La légitimité de la première force politique du pays est, potentiellement, sujette à caution si les documents s’avéraient authentiques. D’autant que le nouveau gouvernement ne semble pas avoir souhaité partager le pouvoir. C’est tout du moins ce qu’explique un des membres d’Anonymous Tunisia avec lequel OWNI s’est entretenu :
Nous avons attaqué Hamadi Jebali parce qu’il est le symbole d’un gouvernement qui fait marche arrière sur les libertés, pas parce qu’il fait parti d’Ennahdha. Le gouvernement est responsable d’actes d’agressions commis contre des manifestants chômeurs et du lancement d’une cellule de sécurité pour censurer et contrôler Internet. Le fait d’être élu par le peuple n’est pas une raison pour s’en prendre à nos libertés.
D’ailleurs, dans les mails publiés, un document atteste de l’exclusivité du pouvoir voulue par des responsables du parti islamiste. Celui-ci évoquait la possible suppression par la télévision nationale du terme “transitoire” pour qualifier le gouvernement en place.
Majoritaire à l’Assemblée constituante, Ennahdha a officiellement envisagé jusqu’à la fin mars, d’intégrer la loi islamique dans la nouvelle constitution du pays. Ennahdha, encore, discutait en interne de la nécessité de garantir la non-indépendance de la Banque centrale tunisienne et déplorait dans un autre document “la pression européenne et française pour accélérer le processus démocratique”.
Mais la ligne politique adoptée par le gouvernement transitoire n’est pas l’unique élément abordé dans ces courriels. Des affaires financières, plus troubles, semblent y apparaître. Comme ce courrier envoyé sur la boîte mail du parti Ennahdha et contenant les coordonnées bancaires de Kamal Ben Amara, un élu Ennahdha à l’Assemblée constituante, titulaire d’un compte à la Qatar international islamic bank. Avant de s’engager en politique il aurait travaillé chez Qatar Petroleum, la compagnie pétrolières nationale du riche État du Qatar, comme le montre un ancien répertoire du groupe. Et dans l’actuel gouvernement ben Amara a été nommé vice-président à la Commission de l’énergie.

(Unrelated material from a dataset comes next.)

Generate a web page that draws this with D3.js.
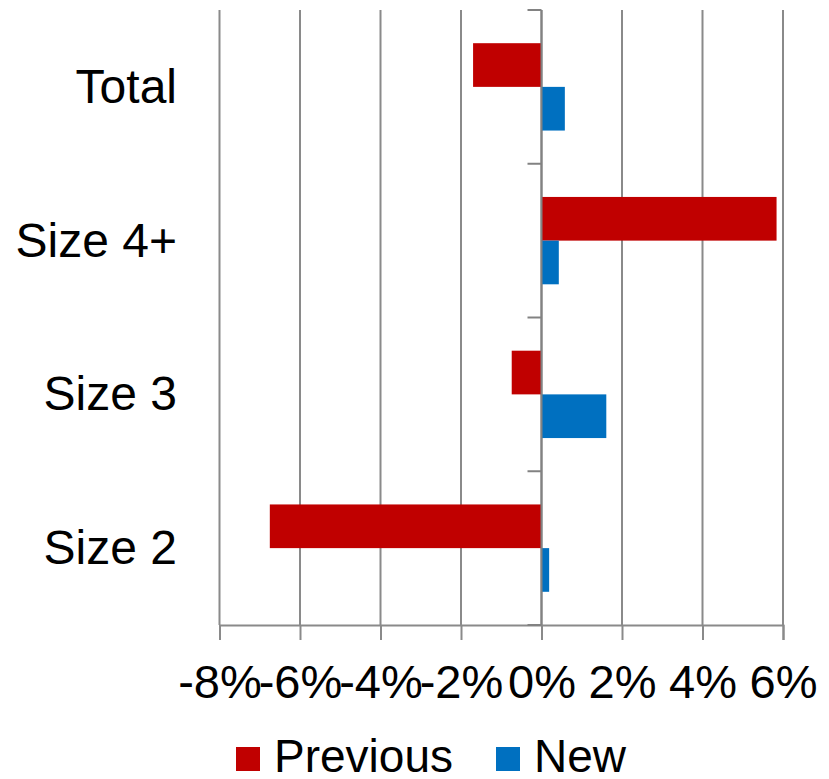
<!DOCTYPE html>
<html>
<head>
<meta charset="utf-8">
<title>Previous vs New</title>
<script src="https://d3js.org/d3.v7.min.js"></script>
<style>
  body { margin: 0; background: #fff; }
  text { font-family: "Liberation Sans", Arial, sans-serif; fill: #000; }
</style>
</head>
<body>
<script>
var w = 829, h = 779;

// data
var categories = ["Total", "Size 4+", "Size 3", "Size 2"];
var seriesNames = ["Previous", "New"];
var previousValues = [-1.70, 5.84, -0.74, -6.75];
var newValues = [0.58, 0.43, 1.61, 0.19];
var xTicks = [-8, -6, -4, -2, 0, 2, 4, 6];
var colors = ["#c00000", "#0070c0"];

var rows = categories.map(function(c, i) {
  return { cat: c, vals: [previousValues[i], newValues[i]] };
});

var svg = d3.select("body").append("svg")
  .attr("width", w)
  .attr("height", h);

var x = d3.scaleLinear().domain([-8, 6]).range([219.5, 783]);
var y = d3.scaleBand().domain(categories).range([10, 625]);
var ySub = d3.scaleBand().domain(seriesNames).range([0, y.bandwidth()])
  .paddingInner(0).paddingOuter(0.76);

// vertical gridlines
svg.append("g").selectAll("line")
  .data(xTicks)
  .enter().append("line")
  .attr("x1", function(d) { return x(d); })
  .attr("x2", function(d) { return x(d); })
  .attr("y1", 10)
  .attr("y2", 625)
  .attr("stroke", "#8a8a8a")
  .attr("stroke-width", 2);

// bars
var groups = svg.append("g").selectAll("g")
  .data(rows)
  .enter().append("g")
  .attr("transform", function(d) { return "translate(0," + y(d.cat) + ")"; });

groups.selectAll("rect")
  .data(function(d) { return d.vals.map(function(v, j) { return { s: seriesNames[j], v: v, j: j }; }); })
  .enter().append("rect")
  .attr("x", function(d) { return x(Math.min(0, d.v)); })
  .attr("width", function(d) { return Math.abs(x(d.v) - x(0)); })
  .attr("y", function(d) { return ySub(d.s); })
  .attr("height", ySub.bandwidth())
  .attr("fill", function(d) { return colors[d.j]; });

// x axis
var xAxis = d3.axisBottom(x)
  .tickValues(xTicks)
  .tickFormat(function(d) { return d + "%"; })
  .tickSizeOuter(0)
  .tickSize(15)
  .tickPadding(25);

var gx = svg.append("g")
  .attr("transform", "translate(0,625)")
  .call(xAxis);
gx.select(".domain").attr("stroke", "#8a8a8a").attr("stroke-width", 2);
gx.selectAll(".tick line").attr("stroke", "#8a8a8a").attr("stroke-width", 2);
gx.selectAll(".tick text")
  .attr("font-size", 47)
  .attr("font-family", "'Liberation Sans', Arial, sans-serif");

// vertical axis at zero with category boundary ticks
var bounds = categories.map(function(c) { return y(c); }).concat([625]);
svg.append("line")
  .attr("x1", x(0)).attr("x2", x(0))
  .attr("y1", 10).attr("y2", 625)
  .attr("stroke", "#828282")
  .attr("stroke-width", 2);
svg.append("g").selectAll("line")
  .data(bounds)
  .enter().append("line")
  .attr("x1", x(0) - 14)
  .attr("x2", x(0))
  .attr("y1", function(d) { return d; })
  .attr("y2", function(d) { return d; })
  .attr("stroke", "#828282")
  .attr("stroke-width", 2);

// category labels
svg.append("g").selectAll("text")
  .data(categories)
  .enter().append("text")
  .attr("x", 177)
  .attr("y", function(d) { return y(d) + y.bandwidth() / 2 + 16; })
  .attr("text-anchor", "end")
  .attr("font-size", 48)
  .text(function(d) { return d; });

// legend
var legendX = [236, 496];
var legend = svg.append("g").selectAll("g")
  .data(seriesNames)
  .enter().append("g")
  .attr("transform", function(d, i) { return "translate(" + legendX[i] + ",747)"; });
legend.append("rect")
  .attr("width", 24)
  .attr("height", 24)
  .attr("fill", function(d, i) { return colors[i]; });
legend.append("text")
  .attr("x", 38)
  .attr("y", 25)
  .attr("font-size", 46)
  .text(function(d) { return d; });
</script>
</body>
</html>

À ce titre, il fait partie des membres du gouvernement habilités à négocier, entre autres, les investissements dans la raffinerie de Skhira, la plus grande de Tunisie, avec une production estimée à 120 000 barils par jour. Coût de construction : 1,4 milliard d’euros. Un appel d’offres remporté par Qatar Petroleum qui pourra l’exploiter en partie pour les deux décennies à venir.
En outre, dans les coordonnées bancaires envoyées par mail à Ennahdha, figure un “Swift Code” utilisé pour les virements internationaux. Le problème étant de savoir dans quel sens les virements bancaires ont été effectués. De Kamal Ben Amara vers Ennahda ou du parti vers Ben Amara, pour les besoins de sa campagne électorale par exemple.
Devant les nombreuses interrogations que posent ces documents, aussi bien dans leurs contenus que sur leur authenticité, Anonymous invite les internautes qui le peuvent à vérifier sans tarder:
Les emails comme les SMS et les moyens de communication électroniques sont devenus des pièces justificatives devant les tribunaux. Les en-têtes des emails confirment les sources et les trajets des courriels via leur identifiant unique. S’ils étaient falsifiés, tout le monde le remarquerait et surtout les spécialistes en informatique. J’invite tous ceux qui doutent à vérifier.
Début avril, le gouvernement tunisien a annoncé qu’il maintenait en activité l’Agence tunisienne d’Internet pour lutter contre la cybercriminalité. Sous la dictature, l’agence gérait la censure sur Internet pour le Rassemblement constitutionnel démocratique (RCD), l’ancien parti de Ben Ali. Dans le principe de “sécurisation du web”, Anonymous voit un retour masqué de la censure. Incompatible, selon le collectif, avec la garantie des libertés individuelles :
Ceux qui gèrent le pays sont ceux qui doivent assumer. Mais si le Gouvernement change de ligne de conduite, surtout concernant la censure du net, Anonymous fera un pas en arrière.